HR: I live in California. I’ve been going to Trader Joe’s since 1981. It’s the only food I eat. In L.A., everything I have has “Trader Joe’s” on the label.
ISO: What’s the appeal?
HR: I knew that one was going to come to Manhattan a couple of years ago. The food is very, very good. It’s about 2/3s the price of the same thing is in the A&P or whatever the market is. The bag of blue corn tortilla chips is like $3.25 here; Trader Joe’s makes their own--they’re very tasty--and it’s $1.65 a bag. Their cheese is very good, apparently their wines are good--I don’t drink wine. In California, there’s like Trader Joe’s cheese popcorn. Their soups, I’m a vegetarian, [are] great, their fresh fish is amazing. Their vegetables are great. I go there every 72 hours when I’m home. I buy very little bits of food at a time because it’s all fresh. I drink a lot of carrot juice, I eat a lot of yogurt, I eat a lot of salad, fish and whatever. I buy it all there. They make their own paper products--it’s all eco-friendly. Their detergent is eco-friendly. Their paper’s recycled. It’s just cool and the food is great. It’s so nice to your wallet. I know there’re ones in D.C. now, where I come from. I used to live in New York and I used to come out with that $28 bag of groceries. It’s brutal. I think Manhattanites are going, “yeeeah!” And wait till you taste the food.
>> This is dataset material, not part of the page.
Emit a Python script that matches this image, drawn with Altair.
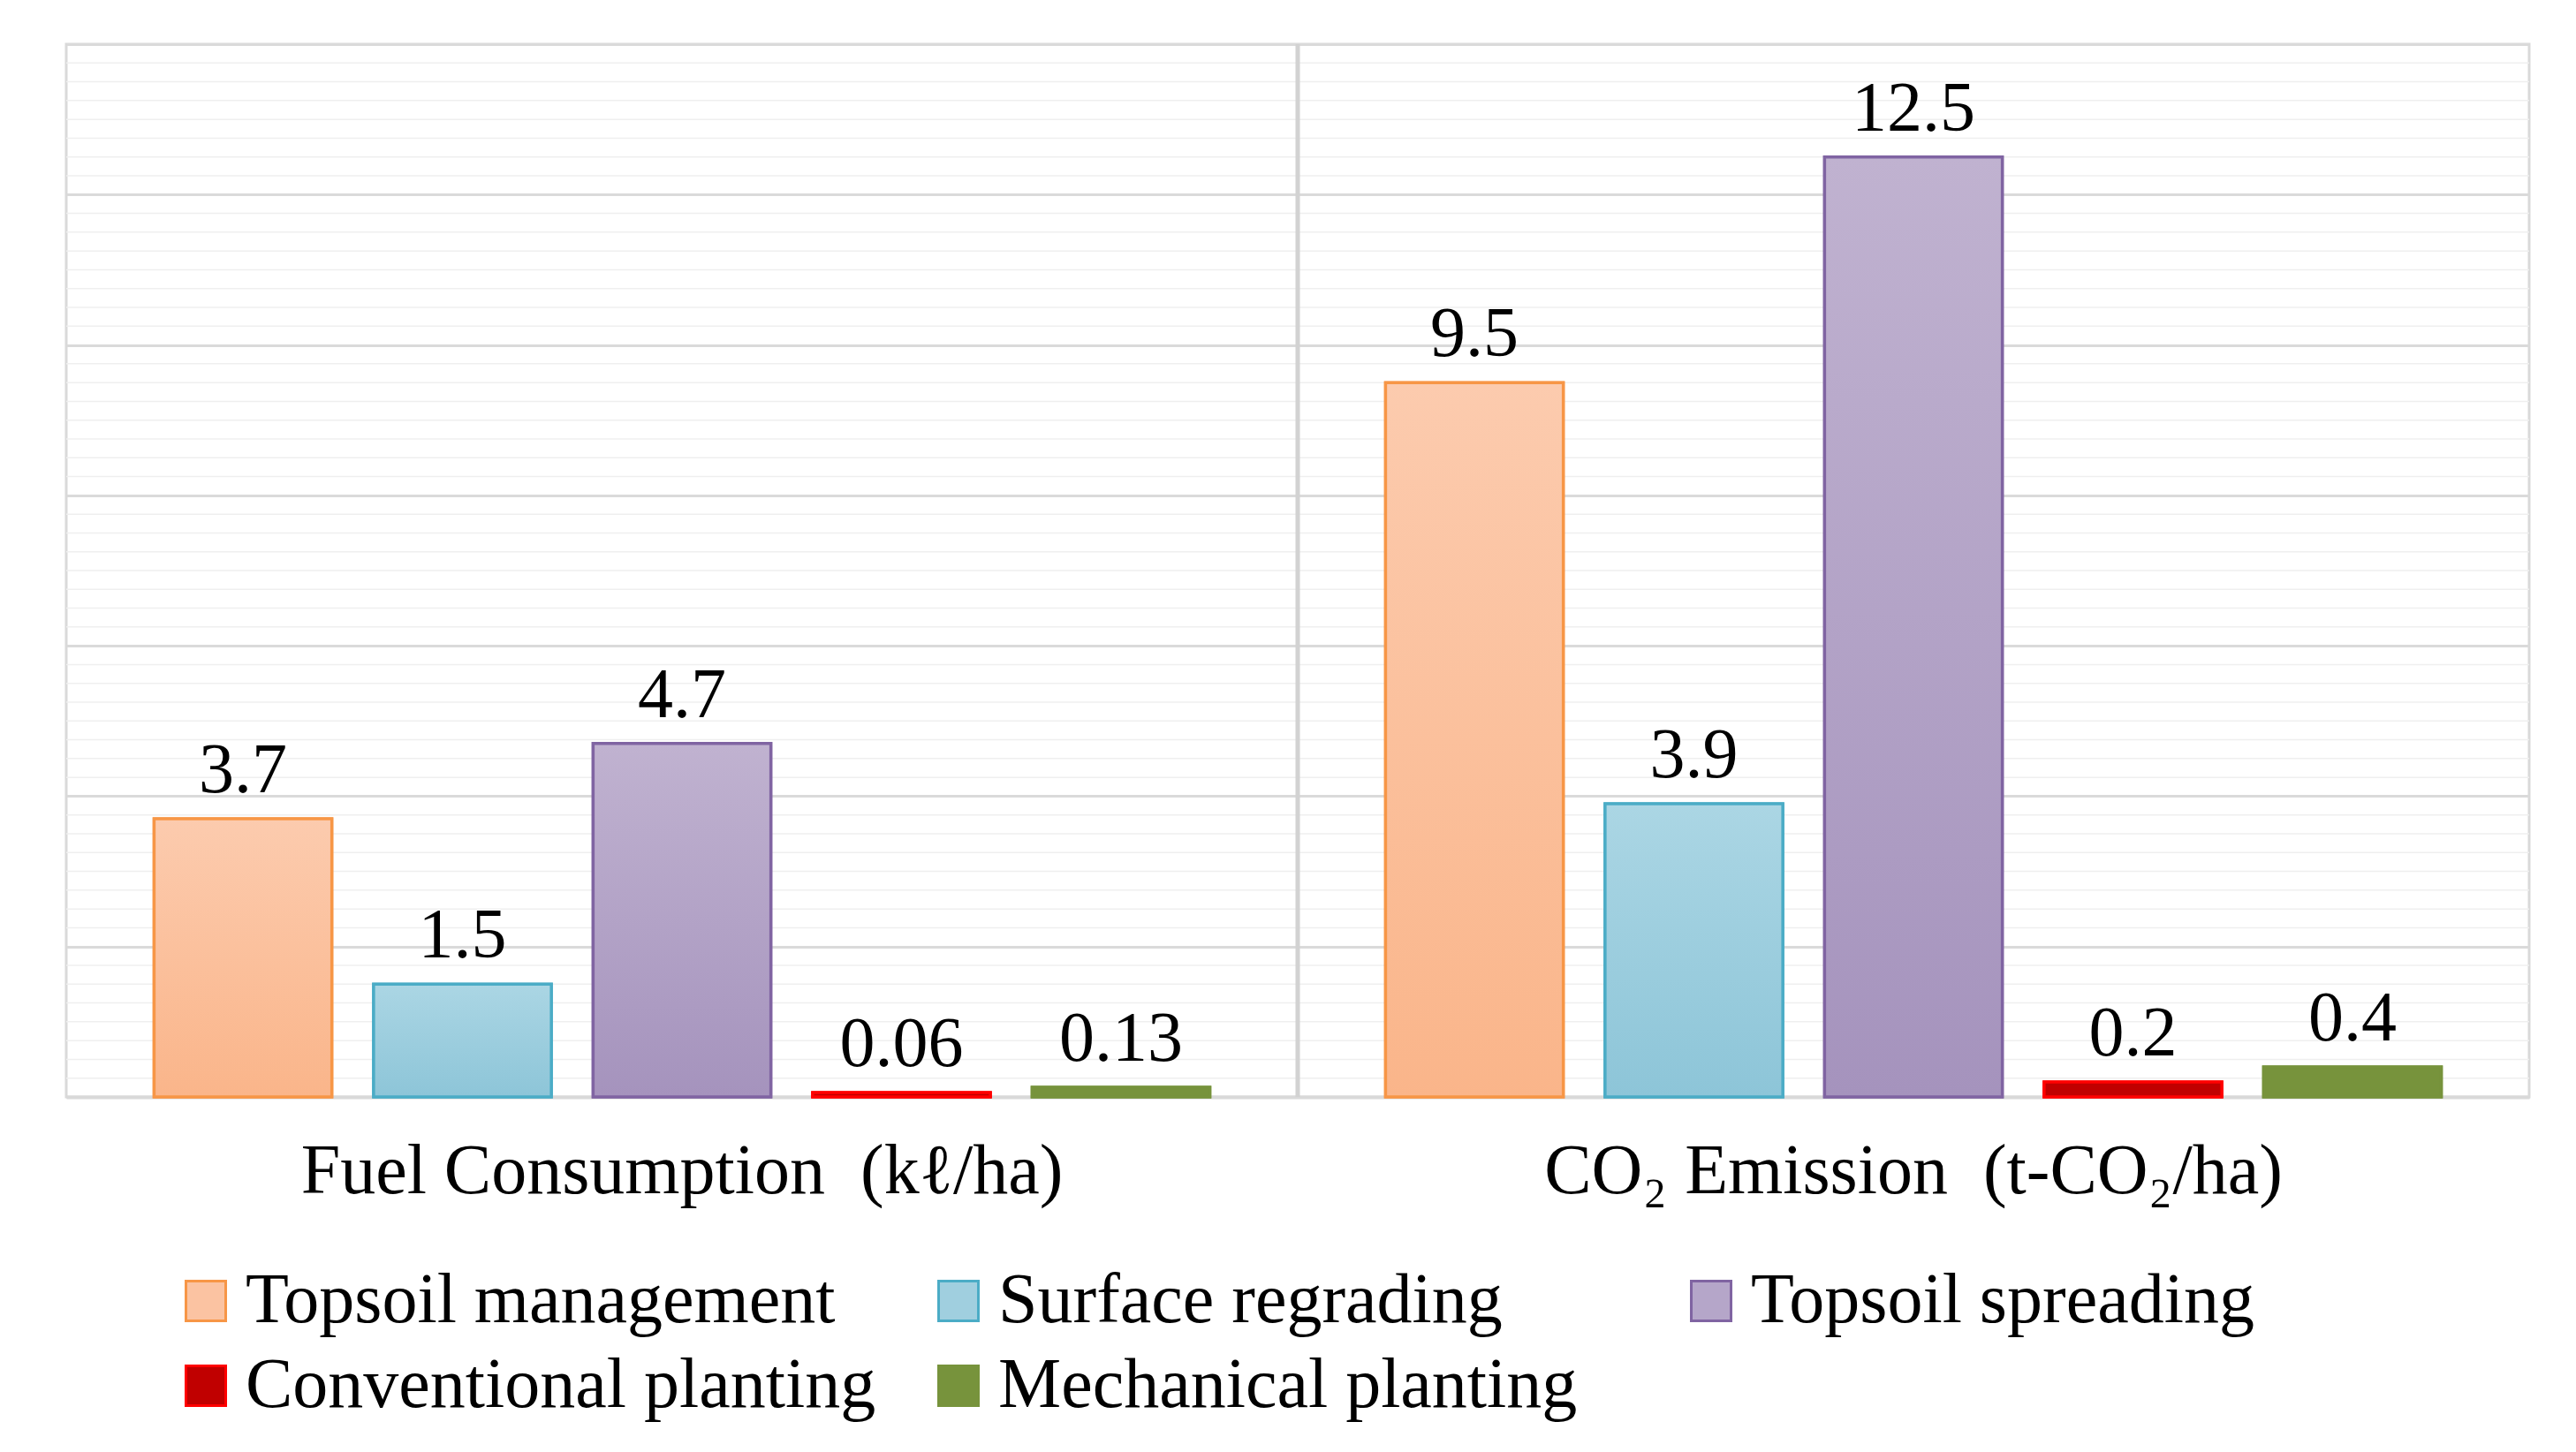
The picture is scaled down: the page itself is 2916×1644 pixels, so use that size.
import altair as alt
import pandas as pd

FONT = "Liberation Serif"

groups = ["Fuel Consumption\u00a0 (k\u2113/ha)", "CO\u2082 Emission\u00a0 (t-CO\u2082/ha)"]
series = ["Topsoil management", "Surface regrading", "Topsoil spreading",
          "Conventional planting", "Mechanical planting"]
fuel_values = [3.7, 1.5, 4.7, 0.06, 0.13]
co2_values = [9.5, 3.9, 12.5, 0.2, 0.4]
fuel_labels = ["3.7", "1.5", "4.7", "0.06", "0.13"]
co2_labels = ["9.5", "3.9", "12.5", "0.2", "0.4"]

y_major_ticks = [0, 2, 4, 6, 8, 10, 12, 14]
y_minor_ticks = [i * 0.25 for i in range(1, 56) if i % 8 != 0]

grad_top = ["#FCCBAE", "#ABD6E4", "#C0B2D0", "#C00000", "#77933C"]
grad_bottom = ["#FAB58A", "#8DC5D8", "#A593BD", "#C00000", "#77933C"]
border_colors = ["#F79646", "#4BACC6", "#8064A2", "#FF0000", "#77933C"]
legend_fill = ["#FBC3A2", "#A0CFDF", "#B5A6C9", "#C00000", "#77933C"]

rows = []
for g, vals, labs in [(groups[0], fuel_values, fuel_labels), (groups[1], co2_values, co2_labels)]:
    for s, v, l in zip(series, vals, labs):
        rows.append({"group": g, "series": s, "value": v, "label": l})
df = pd.DataFrame(rows)

FS = 80

x_axis = alt.Axis(title=None, labelFont=FONT, labelFontSize=FS, labelColor="black",
                  labelAngle=0, ticks=False, domain=True, domainColor="#D9D9D9",
                  domainWidth=4, labelPadding=45, grid=False, labelLimit=3000)
x_scale = alt.Scale(domain=groups, paddingInner=0, paddingOuter=0)
xo_scale = alt.Scale(domain=series, paddingInner=0.19, paddingOuter=0.4)
y_axis = alt.Axis(title=None, labels=False, ticks=False, domain=False, grid=True,
                  values=y_major_ticks, gridColor="#DADADA", gridWidth=3,
                  minExtent=0, maxExtent=0)
y_scale = alt.Scale(domain=[0, 14], nice=False, zero=True)

def X():
    return alt.X("group:N", scale=x_scale, axis=x_axis, sort=groups)

def XO():
    return alt.XOffset("series:N", scale=xo_scale, sort=series)

def Y(field="value:Q"):
    return alt.Y(field, scale=y_scale, axis=y_axis)

minor = alt.Chart(pd.DataFrame({"value": y_minor_ticks})).mark_rule(
    color="#EFEFEF", strokeWidth=1.5).encode(y=Y())

divider = alt.Chart(pd.DataFrame({"group": [groups[1]]})).mark_rule(
    color="#D2D2D2", strokeWidth=5).encode(
    x=alt.X("group:N", scale=x_scale, axis=x_axis, sort=groups, bandPosition=0))

legend = alt.Legend(title=None, orient="none", legendX=118, legendY=1383,
                    direction="horizontal", columns=3, gridAlign="all",
                    columnPadding=53, rowPadding=16, symbolType="square",
                    symbolSize=2025, symbolStrokeWidth=3, labelFont=FONT,
                    labelFontSize=FS, labelColor="black", labelOffset=5,
                    padding=0, labelLimit=3000)

base = alt.Chart(df).mark_bar(strokeWidth=3).encode(
    x=X(), xOffset=XO(), y=Y(),
    fill=alt.Fill("series:N", sort=series,
                  scale=alt.Scale(domain=series, range=legend_fill), legend=legend),
    stroke=alt.Stroke("series:N", sort=series,
                      scale=alt.Scale(domain=series, range=border_colors), legend=legend),
)

overlays = []
for s, top, bot, bc in zip(series, grad_top, grad_bottom, border_colors):
    grad = alt.Gradient(gradient="linear",
                        stops=[alt.GradientStop(color=top, offset=0),
                               alt.GradientStop(color=bot, offset=1)],
                        x1=0, x2=0, y1=0, y2=1)
    overlays.append(
        alt.Chart(df).transform_filter(alt.datum.series == s).mark_bar(
            fill=grad, stroke=bc, strokeWidth=3.5).encode(x=X(), xOffset=XO(), y=Y())
    )

labels = alt.Chart(df).mark_text(font=FONT, fontSize=FS, baseline="alphabetic",
                                 dy=-30, color="black").encode(
    x=X(), xOffset=XO(), y=Y(), text="label:N")

chart = alt.layer(minor, divider, base, *overlays, labels).properties(
    width=2788, height=1192,
    autosize=alt.AutoSizeParams(type="none"),
    padding={"left": 67, "top": 42, "right": 40, "bottom": 390},
    background="white",
).configure_view(stroke="#D9D9D9", strokeWidth=3)

chart.save("out.html", embed_options={"renderer": "svg", "actions": False})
ISO: This is a personal question and I hate to preface something with that, but I’m from D.C. I used to live around Adams Morgan, but I’ve always been curious: why did you leave D.C. and stay in California?
HR: Here’s my awful excuse, and I’ve said this many times: it’s where my two milk crates, broken cassestts and cum-stained futon ended up. [Black Flag] broke up 20 years ago this coming summer. All of a sudden, I have no band,, I’m like, “Aaah!” I had a girlfriend at the time, we go out and get an apartment together for 6 months. The lease ran out, so did our romance. All that whole time I’m running around doing talking shows, pay the rent and plot my next move—it turned out to be the Rollins Band, a guitar player from D.C. and a rhythm section from New Jersey, which should have put me back on the east coast. I would kind of go on tour, live on their floors. We would go on the road, come back to Jersey to write songs and I’d live on the drummer’s mother’s floor or the bass player’s basement, then go back on tour again. My apartment in L.A. became this place I visit every once in a while. I was so busy on the road and so ambitious about that, I never had the time or inclination to pick it up and move it. Years go on, I buy property in Los Angeles, 1994, I own a home. Uh-oh, now I’ve punched tent pegs down into the ground. I get even busier. My company [2.13.61] now is a staffed corporation, with a promo department. I’m doing real salaries. It’s very stable; it’s in that house. Meanwhile I’m going out on tour. I lived for a year here on and off for years. I lived for a year at a time in the Village, renting a place on 7th and Second near the Kiev, in that little, crappy end-of-the-hallway apartment—the hotbox from hell--when they were wrecking the old Filmore. That was my soundtrack at 6 a.m. everyday, “KA-BOOM!” I wrote two books in that Starbucks on Lafayette, cause they had the air conditioning. I’d go there at night and write untill two in the morning when the kicked me out, I’d go back to the hotbox and suffer the “Trainspotting” soundtrack by my NYU-kid neighbors who insisted on playing it at ear-splitting volume through the wall, so I’m like “love the soundtrack,” at four in the morning when the bass notes are making my head vibrate. Anyway, whenever I’m in D.C., and I get there as often as possible, I miss it. I have trained myself not to miss much. My line of work, don’t hang onto people, don’t hang onto places cause you’re never going to be there.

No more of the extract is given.